I'd Love some Comments!

Good Morning! We've reached over 1000 viewings on this blog. Now, if we could only have some comments! This is our Christmas Wish. I am going to add some images of Christmas, and also recommend two blogs, Lucy's Kitchen Notebook and The Daily Spectre.

Some Christmas Green Tips, culled as a result of visiting craft fairs and public observation in general:

1. If you like wool roving or wool felting, save old wool yarns and sweaters. You won't have to spend tons of money you don't have.

2. Quilling is back; that's wonderful for me. You can cut your own strips for quilling using a paper cutter, or dig out your bargain supplies if did this thirty years ago. I've also seen gorgeous quilled roses out of post-it note paper.

3. Save ribbons, and don't be afraid to use real ribbons, lace, and strips of material cut with pinking shears. Newspaper still makes good wrapping, as does brown paper decorated with holly, evergreens, yarn, string, or silk and dried flowers.

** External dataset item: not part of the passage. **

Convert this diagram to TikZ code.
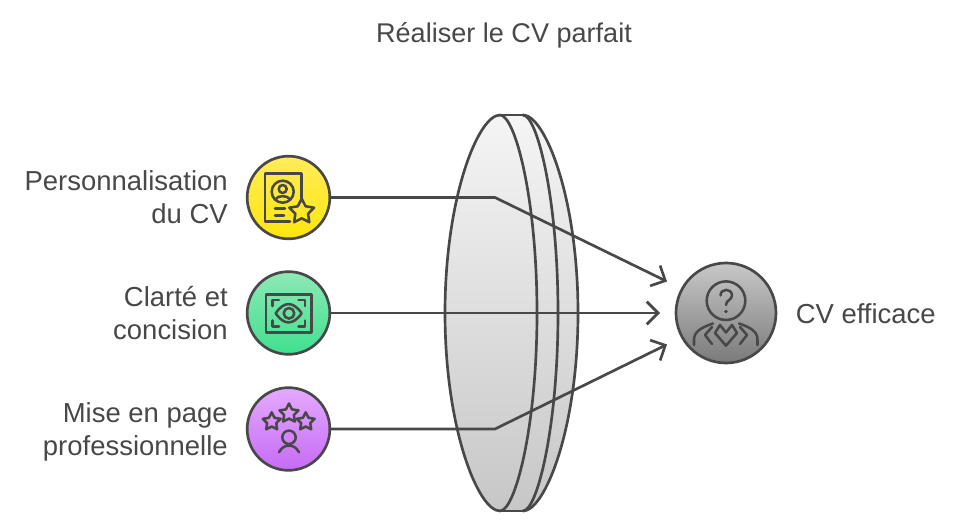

4. Use the dollar stores for craft supplies.

5. Don't throw out those Happy Meal and other fastfood toys. Besides being collectibles, they make great packages toppers and Christmas ornaments. Those of us who like to collect them also appreciate them as stocking stuffers.

6. Charity stores of all types sell gorgeous ornamnents for pennies on the dollar. These are often currently sold at big box stores and cost over $5.00 each.

7. Pot brances of evergreens in large containers with potting soil; buy a live potted tree and plant it later, or buy a live Norfolk pine to keep. I had one for years in school and decorated it for different holidays.

A local greenhouse told me that the potted branches can be planted outside, too, and will take root. They also look great in flower pots that have been emptied for winter.

8. Milkweed pots andother natural materials make great ornaments. You also get to recycle and renew.

9. Buy a good artificial tree, or a vintage tree. No trees will die or be wasted. If you use a cut tree, make sure you know where to recylce it, or, if you live near a ravine or woods, put it back for the birds to live in later in winter.

10. Look around your house, and find collectibles and cherished objects to use as decorations. Get out the older and handmade ornaments, the treasured school projects, mittens, and afghans, and decorate with them.
We use a tacky plush leopard print tree skirt in memory of our kitty who loved to sleep on it, especially when it waqs under our tree. Our tree and the clashing skirt are a tradition now, and done in his memory.

More tips to follow; slow down and enjoy the season. You don't have to be perky to be a good elf.